Stated task: Leave out the pictures and set down exactly the lines from the start of the listing through the one with "0.592, 0.454, 0.330];", both included.

* Start Information provided *

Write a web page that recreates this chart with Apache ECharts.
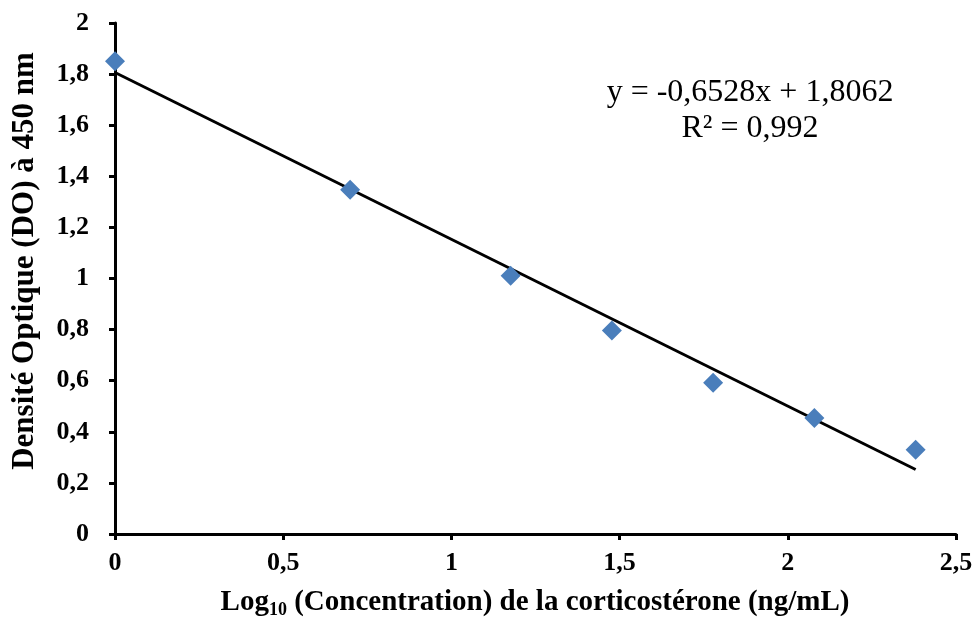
<!DOCTYPE html>
<html>
<head>
<meta charset="utf-8">
<style>
  html, body { margin: 0; padding: 0; background: #fff; }
  #chart { width: 976px; height: 622px; }
</style>
<script src="https://cdn.jsdelivr.net/npm/echarts@6/dist/echarts.min.js"></script>
</head>
<body>
<div id="chart"></div>
<script>
// Calibration standards: log10 of corticosterone concentration vs optical density
const logConc = [0, 0.699, 1.176, 1.477, 1.778, 2.079, 2.380];
const opticalDensity = [1.850, 1.347, 1.011, 0.796, 0.592, 0.454, 0.330];

// Linear fit reported on the chart
const slope = -0.6528;
const intercept = 1.8062;
const rSquared = 0.992;

const xTicks = { min: 0, max: 2.5, interval: 0.5 };
const yTicks = { min: 0, max: 2, interval: 0.2 };

const FONT = '"Liberation Serif", "Times New Roman", serif';
const decimalComma = v => String(v).replace('.', ',');
const tickText = v => '{t|' + decimalComma(+v.toFixed(2)) + '}';

const points = logConc.map((x, i) => [x, opticalDensity[i]]);
const xFitEnd = logConc[logConc.length - 1];
const fitLine = [[0, intercept], [xFitEnd, intercept + slope * xFitEnd]];

const chart = echarts.init(document.getElementById('chart'), null, { renderer: 'canvas' });

const tickFont = { fontFamily: FONT, fontWeight: 'bold', fontSize: 26, color: '#000' };

function labelStyle(margin) {
  return Object.assign({
    show: true,
    margin: margin,
    formatter: tickText,
    rich: { t: Object.assign({}, tickFont) }
  }, tickFont);
}

const axisLine = { show: true, lineStyle: { color: '#000', width: 3 } };
const axisTick = { show: true, inside: false, length: 6, lineStyle: { color: '#000', width: 3 } };

chart.setOption({
  animation: false,
  backgroundColor: '#fff',
  textStyle: { fontFamily: FONT },
  grid: { left: 115, right: 20, top: 23, bottom: 88, containLabel: false },
  xAxis: {
    type: 'value',
    min: xTicks.min, max: xTicks.max, interval: xTicks.interval,
    axisLine: axisLine, axisTick: axisTick, splitLine: { show: false },
    axisLabel: labelStyle(16)
  },
  yAxis: {
    type: 'value',
    min: yTicks.min, max: yTicks.max, interval: yTicks.interval,
    axisLine: axisLine, axisTick: axisTick, splitLine: { show: false },
    axisLabel: labelStyle(26)
  },
  series: [
    {
      type: 'line',
      data: fitLine,
      symbol: 'none',
      lineStyle: { color: '#000', width: 3 },
      z: 2
    },
    {
      type: 'scatter',
      data: points,
      symbol: 'diamond',
      symbolSize: [20, 20],
      itemStyle: { color: '#4A7EBB', opacity: 1 },
      z: 3
    }
  ],
  graphic: [
    {
      type: 'text',
      x: 25, y: 261,
      rotation: Math.PI / 2,
      style: {
        text: 'Densité Optique (DO) à 450 nm',
        fontFamily: FONT, fontWeight: 'bold', fontSize: 31,
        fill: '#000', align: 'center', verticalAlign: 'middle'
      }
    },
    {
      type: 'text',
      x: 535, y: 603,
      style: {
        text: 'Log{sub|10} (Concentration) de la corticostérone (ng/mL)',
        fontFamily: FONT, fontWeight: 'bold', fontSize: 29,
        fill: '#000', align: 'center', verticalAlign: 'middle',
        rich: {
          sub: { fontFamily: FONT, fontWeight: 'bold', fontSize: 18, padding: [14, 0, 0, 0] }
        }
      }
    },
    {
      type: 'text',
      x: 750, y: 111,
      style: {
        text: 'y = ' + decimalComma(slope) + 'x + ' + decimalComma(intercept) + '\nR² = ' + decimalComma(rSquared),
        fontFamily: FONT, fontSize: 32, lineHeight: 36,
        fill: '#000', align: 'center', verticalAlign: 'middle'
      }
    }
  ]
});
</script>
</body>
</html>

* End Information provided *

Written answer:
Write a web page that recreates this chart with Apache ECharts.
<!DOCTYPE html>
<html>
<head>
<meta charset="utf-8">
<style>
  html, body { margin: 0; padding: 0; background: #fff; }
  #chart { width: 976px; height: 622px; }
</style>
<script src="https://cdn.jsdelivr.net/npm/echarts@6/dist/echarts.min.js"></script>
</head>
<body>
<div id="chart"></div>
<script>
// Calibration standards: log10 of corticosterone concentration vs optical density
const logConc = [0, 0.699, 1.176, 1.477, 1.778, 2.079, 2.380];
const opticalDensity = [1.850, 1.347, 1.011, 0.796, 0.592, 0.454, 0.330];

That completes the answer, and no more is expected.